There is a silk fabric bearing a "Radium" trade-mark, and known in the trade, and among consumers as "Radium Silk." The manufacturers of this fabric, The Gilbert Manufacturing Company, assigned this trade-mark in 1905 to another concern (Eiseman & Company). With the trade-mark they turned over to Eiseman & Company all the manufactured and labeled goods then in their possession. Thereupon the Gilbert Company ceased to use the trade-mark, but did not stop manufacturing the goods, which they put upon the market under the name "Electra". It seems to have been understood by Eiseman & Company, according to the evidence, that the Gilbert Company was to continue making the goods, provided they gave their product some other name than "Radium". As soon as Eiseman & Company obtained the assignment of the trade-mark they, too, began to manufacture the fabric, and sell it under the "Radium" trade-mark.
A trade-mark, or an advertising character, or a catch phrase, may be so thoroughly advertised that it becomes better known than the commodity to which it applies.

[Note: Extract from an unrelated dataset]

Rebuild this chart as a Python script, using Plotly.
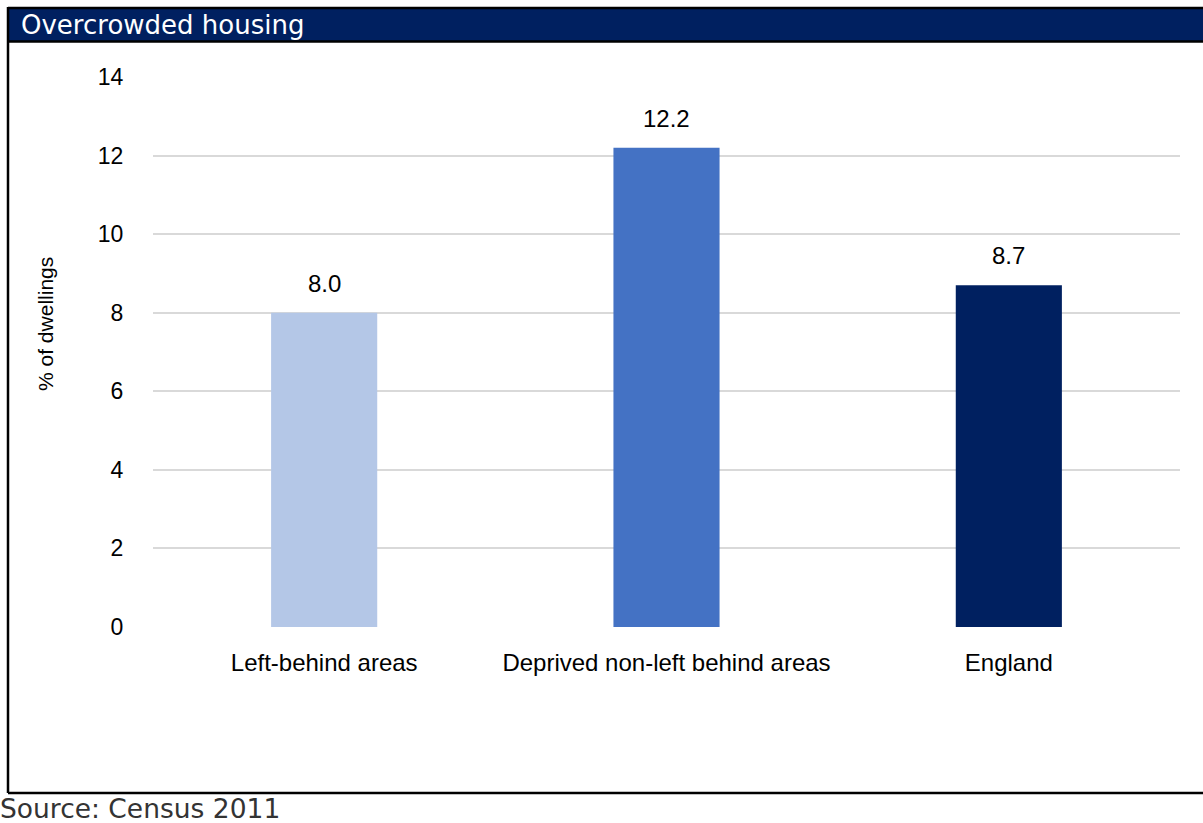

A little New York girl, age six, who had hardly passed a day of her young life without seeing a ferocious Durham bull glaring from billboards and the fences of vacant lots, gravely said to her mother one day: "Mamma, is all tobacco made from bulls?"
Now the matter comes into court through the suit of Eiseman & Company to prevent a third manufacturer from using the "Radium" trade-mark. They contended that the assignment of the mark to them by its original owner, The Gilbert Mfg. Co., gave them the exclusive right to its use.